As higher standards of living and better health care are reaching more parts of the world, the rates of fertility — and population growth — have started to slow down, though the population will continue to grow for the foreseeable future.

U.N. forecasts suggest the world population could hit a peak of 10.1 billion by 2100 before beginning to decline. But exact numbers are hard to come by — just small variations in fertility rates could mean a population of 15 billion by the end of the century.



2 Responses to 7 Billion: How Did We Get So Big So Fast?

  1. No, the world can not hold all those people. It's bursting at the seams now. The only way we have managed this many is by paving over huge forrests with gigantic vertical buildings (to store us), genetically modifying food (to feed us), and abusing underground lakes (aquifers) in order to farm in less than ideal areas, because we've paved over the more fertile lands. The next step is going to be ocean desalination, because we simply will not have enough water for everyone.

    And that sounds ok, until you look at the expense, and energy required to do it.
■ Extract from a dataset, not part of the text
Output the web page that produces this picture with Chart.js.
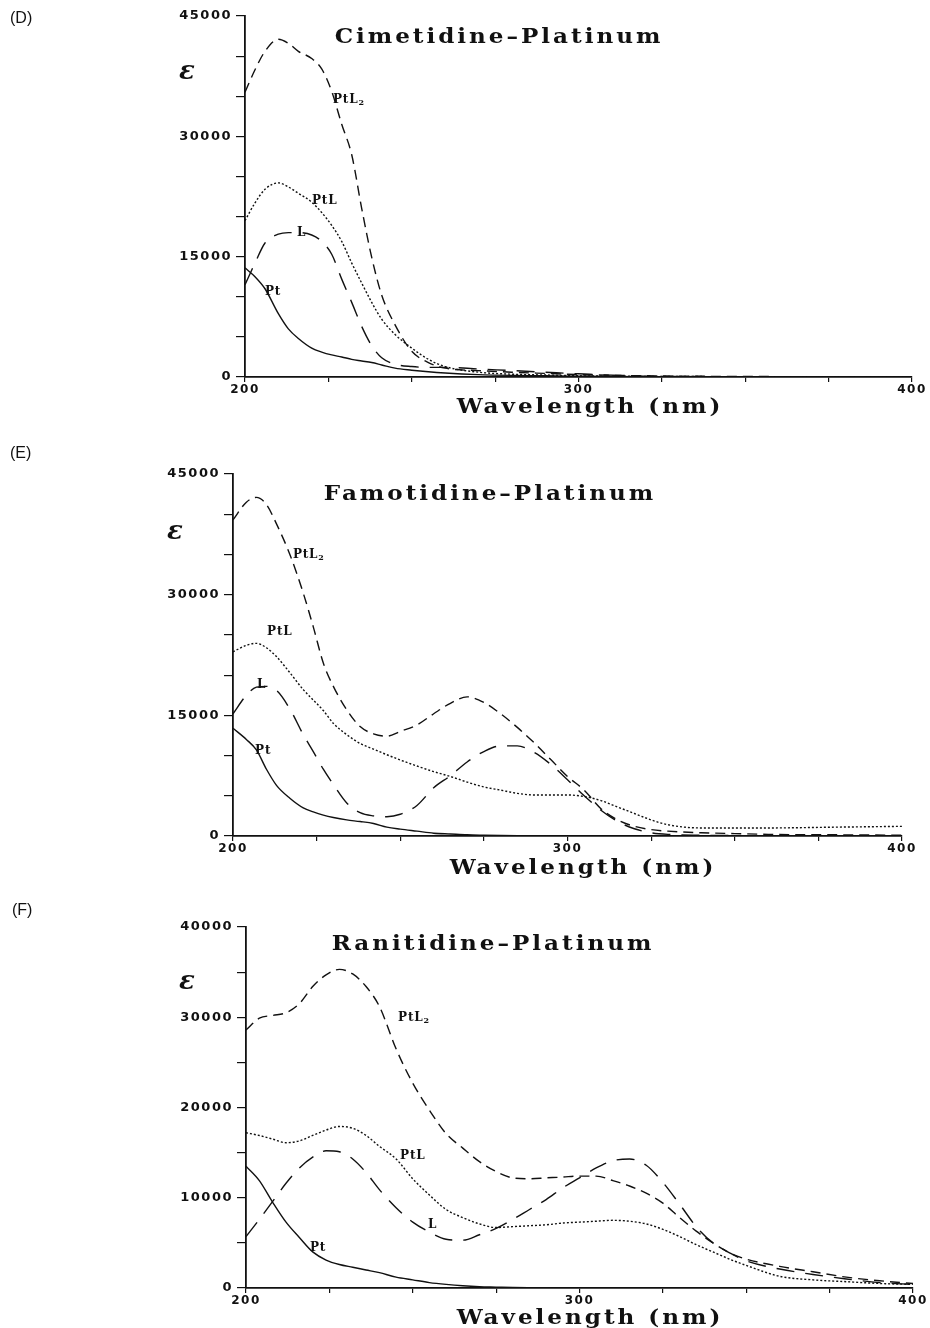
<!DOCTYPE html>
<html>
<head>
<meta charset="utf-8">
<script src="https://cdn.jsdelivr.net/npm/chart.js@4.4.1/dist/chart.umd.min.js"></script>
<style>
  body { margin: 0; background: #fff; }
  #page { position: relative; width: 930px; height: 1328px; overflow: hidden; background: #fff; }
  canvas { position: absolute; left: 0; }
  .txt { position: absolute; transform: translate(-50%, -50%); white-space: nowrap; color: #111; }
  .letter { font: 16px "Liberation Sans", Arial, sans-serif; transform: translate(0, -50%); }
  .title, .xlab { font: bold 21px "DejaVu Serif", serif; letter-spacing: 2.7px; transform: translate(-50%, -50%) scaleX(1.1); }
  .eps { font: italic bold 26px "DejaVu Serif", serif; }
</style>
</head>
<body>
<div id="page">
  <canvas id="chartD" style="top:0" width="930" height="420"></canvas>
  <canvas id="chartE" style="top:420px" width="930" height="460"></canvas>
  <canvas id="chartF" style="top:880px" width="930" height="448"></canvas>

  <div class="txt letter" style="left:10px; top:18px">(D)</div>
  <div class="txt title" style="left:499px; top:35px">Cimetidine–Platinum</div>
  <div class="txt eps" style="left:187px; top:70px">ε</div>
  <div class="txt xlab" style="left:590px; top:405px">Wavelength (nm)</div>

  <div class="txt letter" style="left:10px; top:453px">(E)</div>
  <div class="txt title" style="left:490px; top:492px">Famotidine–Platinum</div>
  <div class="txt eps" style="left:175px; top:530px">ε</div>
  <div class="txt xlab" style="left:583px; top:866px">Wavelength (nm)</div>

  <div class="txt letter" style="left:12px; top:910px">(F)</div>
  <div class="txt title" style="left:493px; top:942px">Ranitidine–Platinum</div>
  <div class="txt eps" style="left:187px; top:980px">ε</div>
  <div class="txt xlab" style="left:590px; top:1316px">Wavelength (nm)</div>
</div>
<script>
// DATA

const xTickLabels = [200, 300, 400];

// (D) Cimetidine-Platinum
const wlD = [200, 203, 206, 210, 213, 216, 220, 223, 226, 229, 232, 235, 238, 241, 245, 250, 255, 260, 270, 280, 290, 300, 320, 340, 360, 380, 400];
const dPtL2 = [35500, 38300, 40600, 42100, 41600, 40600, 39700, 38400, 35600, 31500, 27700, 21000, 14900, 10200, 6500, 3200, 1800, 1100, 800, 600, 450, 300, 150, 80, 50, 30, 0];
const dPtL = [19500, 21700, 23400, 24200, 23700, 22900, 21800, 20500, 18900, 16900, 14200, 11700, 9300, 7200, 5300, 3600, 2200, 1300, 600, 350, 250, 150, 80, 50, 30, 20, 0];
const dL = [11500, 14200, 16700, 17800, 18000, 18000, 17700, 16900, 15300, 12200, 9300, 6300, 3900, 2400, 1600, 1300, 1200, 1200, 1000, 800, 600, 400, 100, 50, 30, 20, 0];
const dPt = [13600, 12500, 11000, 7900, 6000, 4800, 3600, 3100, 2750, 2500, 2200, 2000, 1800, 1500, 1100, 850, 650, 500, 300, 200, 150, 100, 50, 30, 20, 10, 0];
const yTickLabelsD = [0, 15000, 30000, 45000];

// (E) Famotidine-Platinum
const wlE = [200, 204, 207, 210, 213, 217, 221, 224, 227, 230, 234, 238, 242, 246, 250, 255, 260, 265, 270, 275, 280, 285, 290, 295, 300, 305, 310, 315, 320, 325, 330, 340, 350, 360, 380, 400];
const ePtL2 = [39300, 41500, 42100, 41200, 38800, 35000, 30200, 26000, 21500, 18600, 15700, 13600, 12700, 12400, 13000, 13800, 15200, 16500, 17300, 16600, 15200, 13500, 11600, 9500, 7400, 5700, 3400, 2000, 1200, 800, 600, 400, 300, 200, 150, 100];
const ePtL = [22900, 23700, 23950, 23400, 22300, 20300, 18200, 16900, 15600, 14000, 12600, 11500, 10800, 10100, 9450, 8700, 8000, 7400, 6700, 6100, 5700, 5300, 5100, 5100, 5100, 4900, 4400, 3600, 2800, 2000, 1400, 1000, 1000, 1000, 1100, 1200];
const eL = [15200, 17500, 18500, 18600, 18100, 15800, 12600, 10500, 8300, 6400, 4100, 2900, 2500, 2400, 2700, 3800, 6000, 7500, 9200, 10500, 11200, 11200, 10400, 8900, 7000, 5000, 3200, 1800, 900, 400, 200, 100, 50, 30, 20, 0];
const ePt = [13400, 12000, 10700, 8300, 6300, 4700, 3500, 3000, 2600, 2300, 2000, 1800, 1550, 1100, 850, 600, 350, 250, 150, 100, 60, 40, 30, 20, 10, 10, 0, 0, 0, 0, 0, 0, 0, 0, 0, 0];
const yTickLabelsE = [0, 15000, 30000, 45000];

// (F) Ranitidine-Platinum
const wlF = [200, 204, 208, 212, 216, 220, 224, 228, 232, 236, 240, 245, 250, 255, 260, 265, 270, 275, 280, 285, 290, 295, 300, 305, 310, 315, 320, 325, 330, 335, 340, 345, 350, 360, 370, 380, 390, 400];
const fPtL2 = [28600, 29900, 30200, 30500, 31500, 33400, 34700, 35300, 34800, 33400, 31200, 26500, 22700, 19700, 17100, 15500, 14000, 12900, 12200, 12100, 12200, 12300, 12400, 12400, 11900, 11300, 10500, 9400, 7800, 6300, 5000, 3900, 3200, 2400, 1800, 1200, 800, 500];
const fPtL = [17200, 16900, 16500, 16100, 16300, 16900, 17500, 17900, 17700, 16900, 15700, 14300, 12100, 10300, 8700, 7800, 7100, 6700, 6800, 6900, 7000, 7200, 7300, 7400, 7500, 7400, 7100, 6500, 5700, 4800, 4000, 3200, 2500, 1300, 900, 700, 500, 400];
const fL = [5700, 7600, 9600, 11600, 13300, 14500, 15200, 15100, 14300, 12800, 10900, 8900, 7300, 6200, 5400, 5300, 5900, 6600, 7600, 8700, 9800, 11100, 12200, 13300, 14100, 14300, 13600, 11700, 9300, 6800, 5000, 3900, 3000, 2100, 1500, 1000, 600, 400];
const fPt = [13500, 11900, 9500, 7300, 5600, 4000, 3100, 2600, 2300, 2000, 1700, 1200, 900, 600, 400, 250, 150, 100, 50, 30, 20, 10, 0, 0, 0, 0, 0, 0, 0, 0, 0, 0, 0, 0, 0, 0, 0, 0];
const yTickLabelsF = [0, 10000, 20000, 30000, 40000];

// PLUGINS

// widen the tick numbers a little, the scanned ones are broad
const tickSpacing = {
    id: "tickSpacing",
    beforeDraw(chart) { chart.ctx.letterSpacing = "1.5px"; },
    afterDraw(chart) { chart.ctx.letterSpacing = "0px"; }
};

const curveLabels = {
    id: "curveLabels",
    afterDatasetsDraw(chart, args, opts) {
        const ctx = chart.ctx;
        const xs = chart.scales.x;
        const ys = chart.scales.y;
        ctx.save();
        ctx.letterSpacing = "0.8px";
        ctx.fillStyle = "#111";
        ctx.textBaseline = "middle";
        ctx.textAlign = "left";
        (opts.items || []).forEach(it => {
            const px = xs.getPixelForValue(it.at[0]);
            const py = ys.getPixelForValue(it.at[1]);
            ctx.font = 'bold 12px "DejaVu Serif"';
            ctx.fillText(it.text, px, py);
            if (it.sub) {
                const w = ctx.measureText(it.text).width;
                ctx.font = 'bold 8px "DejaVu Serif"';
                ctx.fillText(it.sub, px + w, py + 3);
            }
        });
        ctx.restore();
    }
};

// BUILD CHART

const Y_W = 70;
const X_H = 25;

function makeChart(id, wl, series, yMax, yLabels, area, labels) {
    const canvas = document.getElementById(id);
    const h = canvas.height;
    const datasets = series.map(s => ({
        data: wl.map((x, i) => ({ x: x, y: s.values[i] })),
        borderColor: "#111",
        borderWidth: 1.4,
        borderDash: s.dash,
        pointRadius: 0,
        fill: false,
        cubicInterpolationMode: "monotone"
    }));

    return new Chart(canvas, {
        type: "line",
        data: { datasets },
        options: {
            responsive: false,
            animation: false,
            events: [],
            layout: {
                padding: {
                    left: area.left - Y_W,
                    right: canvas.width - area.right,
                    top: area.top,
                    bottom: h - area.bottom - X_H
                }
            },
            plugins: {
                legend: { display: false },
                tooltip: { enabled: false },
                curveLabels: { items: labels }
            },
            scales: {
                x: {
                    type: "linear",
                    min: 200,
                    max: 400,
                    afterFit(s) { s.height = X_H; },
                    ticks: {
                        stepSize: 25,
                        autoSkip: false,
                        maxRotation: 0,
                        padding: 1,
                        color: "#111",
                        font: { family: "DejaVu Sans", size: 12, weight: "bold" },
                        callback: v => xTickLabels.includes(v) ? String(v) : ""
                    },
                    grid: { drawOnChartArea: false, drawTicks: true, tickLength: 5, color: "#111", lineWidth: 1.2 },
                    border: { display: true, color: "#111", width: 1.8 }
                },
                y: {
                    min: 0,
                    max: yMax,
                    afterFit(s) { s.width = Y_W; },
                    ticks: {
                        stepSize: 5000,
                        autoSkip: false,
                        padding: 4,
                        color: "#111",
                        font: { family: "DejaVu Sans", size: 13, weight: "bold" },
                        callback: v => yLabels.includes(v) ? String(v) : ""
                    },
                    grid: { drawOnChartArea: false, drawTicks: true, tickLength: 9, color: "#111", lineWidth: 1.2 },
                    border: { display: true, color: "#111", width: 1.8 }
                }
            }
        },
        plugins: [tickSpacing, curveLabels]
    });
}

const DASH_PTL2 = [10, 6];
const DASH_PTL = [2, 2];
const DASH_L = [18, 11];
const SOLID = [];

makeChart("chartD", wlD, [
    { values: dPtL2, dash: DASH_PTL2 },
    { values: dPtL, dash: DASH_PTL },
    { values: dL, dash: DASH_L },
    { values: dPt, dash: SOLID }
], 45000, yTickLabelsD, { left: 245, right: 912, top: 16, bottom: 377 }, [
    { text: "PtL", sub: "2", at: [226.4, 34500] },
    { text: "PtL", at: [220.1, 22000] },
    { text: "L", at: [215.6, 18000] },
    { text: "Pt", at: [206, 10600] }
]);

makeChart("chartE", wlE, [
    { values: ePtL2, dash: DASH_PTL2 },
    { values: ePtL, dash: DASH_PTL },
    { values: eL, dash: DASH_L },
    { values: ePt, dash: SOLID }
], 45000, yTickLabelsE, { left: 233, right: 902, top: 54, bottom: 416 }, [
    { text: "PtL", sub: "2", at: [217.9, 35000] },
    { text: "PtL", at: [210.2, 25400] },
    { text: "L", at: [207.2, 18800] },
    { text: "Pt", at: [206.6, 10600] }
]);

makeChart("chartF", wlF, [
    { values: fPtL2, dash: DASH_PTL2 },
    { values: fPtL, dash: DASH_PTL },
    { values: fL, dash: DASH_L },
    { values: fPt, dash: SOLID }
], 40000, yTickLabelsF, { left: 246, right: 913, top: 47, bottom: 408 }, [
    { text: "PtL", sub: "2", at: [245.6, 29900] },
    { text: "PtL", at: [246.2, 14600] },
    { text: "L", at: [254.6, 7000] },
    { text: "Pt", at: [219.2, 4500] }
]);
</script>
</body>
</html>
Even if that is negated, there's the next issue – you can only ration down so far. Demand will continue to grow, unchecked, until we actually alter the salinity of the oceans globally. This will have disasterous effects on both the food chain, and the climate.

    People just can not accept that the birth rate is the problem. They make myriad excuses, or hold their ears and cite China in a thoughtless knee-jerk reaction. This is due, in no small part, to the child fetish we have in developed nations, and a lack of care or understanding of the larger picture in undeveloped nations.